Influence of the nuclear symmetry energy on the collective flows of charged pions

Based on the isospin-dependent Boltzmann-Uehling-Uhlenbeck (IBUU) transport model, we studied charged pion transverse and elliptic flows in semicentral ${}^{197}\mathrm{Au}+{}^{197}\mathrm{Au}$ collisions at 600 MeV/nucleon. It is found that ${\pi }^{+}-{\pi }^{-}$ differential transverse flow and the difference of ${\pi }^{+}$ and ${\pi }^{-}$ transverse flows almost show no effects of the symmetry energy.
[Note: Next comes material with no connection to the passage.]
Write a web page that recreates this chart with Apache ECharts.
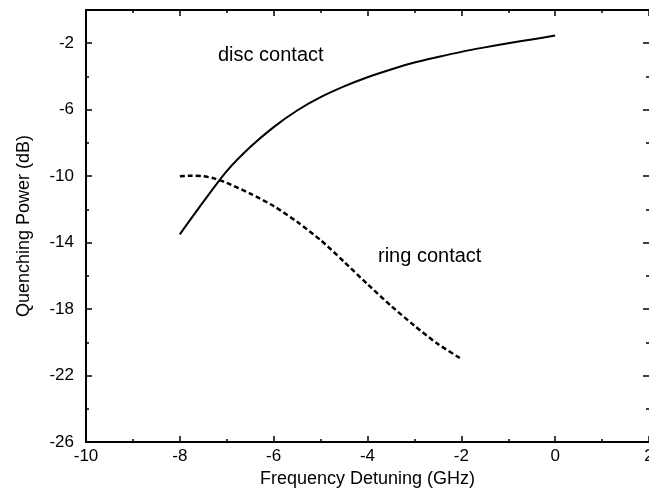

Their corresponding elliptic flows are largely affected by the symmetry energy, especially at high transverse momenta. The isospin-dependent pion elliptic flow at high transverse momenta thus provides a promising way to probe the high-density behavior of the symmetry energy in heavy-ion collisions at the Facility for Antiproton and Ion Research (FAIR) at GSI, Darmstadt or at the Cooling Storage Ring (CSR) at HIRFL, Lanzhou.

Figure 1

Density dependence of nuclear symmetry energy from the MDI interaction with $x=-2$ (stiff), 0 (medium), and 1 (soft).

Figure 2

Effects of nuclear symmetry energy on the rapidity distributions of ${\pi }^{-}$ and ${\pi }^{+}$ in the reaction of ${}^{197}\mathrm{Au}+{}^{197}\mathrm{Au}$ at a beam energy of 600 MeV/nucleon with an impact parameter of 7 fm.

Figure 3

Effects of nuclear symmetry energy on the rapidity distribution of the ${\pi }^{-}/{\pi }^{+}$ ratio in the reaction of ${}^{197}\mathrm{Au}+{}^{197}\mathrm{Au}$ at an incident beam energy of 600 MeV/nucleon with an impact parameter of 7 fm.

Figure 4

Effects of nuclear symmetry energy on the charged pion transverse flows ${\mathrm{\Delta }}^{\prime }{F}_{\pi }^x$ (lower panel) and $\mathrm{\Delta }{F}_{\pi }^x$ (upper panel) as a function of rapidity in the reaction of ${}^{197}\mathrm{Au}+{}^{197}\mathrm{Au}$ at a beam energy of 600 MeV/nucleon and an impact parameter of 7 fm.

Figure 5

Effects of nuclear symmetry energy on the charged pion directed flow ${\mathrm{\Delta }}^{\prime }{v}_1^{\pi }$ and $\mathrm{\Delta }{v}_1^{\pi }$ as a function of rapidity in the reaction of ${}^{197}\mathrm{Au}+{}^{197}\mathrm{Au}$ at a beam energy of 600 MeV/nucleon and an impact parameter of 7 fm.

Figure 6

Effects of nuclear symmetry energy on the ${\pi }^{+}-{\pi }^{-}$ differential elliptic flow ${\mathrm{\Delta }}^{\prime }{v}_2^{\pi }$ as a function of transverse momentum in different rapidity regions in the ${}^{197}\mathrm{Au}+{}^{197}\mathrm{Au}$ reaction at a beam energy of 600 MeV/nucleon and an impact parameter of 7 fm.

Figure 7

Effects of nuclear symmetry energy on the difference of ${\pi }^{+}$ and ${\pi }^{-}$ elliptic flows $\mathrm{\Delta }{v}_2^{\pi }$ as a function of transverse momentum in different rapidity regions in the reaction of ${}^{197}\mathrm{Au}+{}^{197}\mathrm{Au}$ at a beam energy of 600 MeV/nucleon and an impact parameter of 7 fm.

Figure 8

Effects of nuclear symmetry energy on the ${\pi }^{-}/{\pi }^{+}$ ratio as a function of transverse momentum in different rapidity regions in the reaction of ${}^{197}\mathrm{Au}+{}^{197}\mathrm{Au}$ at a beam energy of 600 MeV/nucleon and an impact parameter of 7 fm.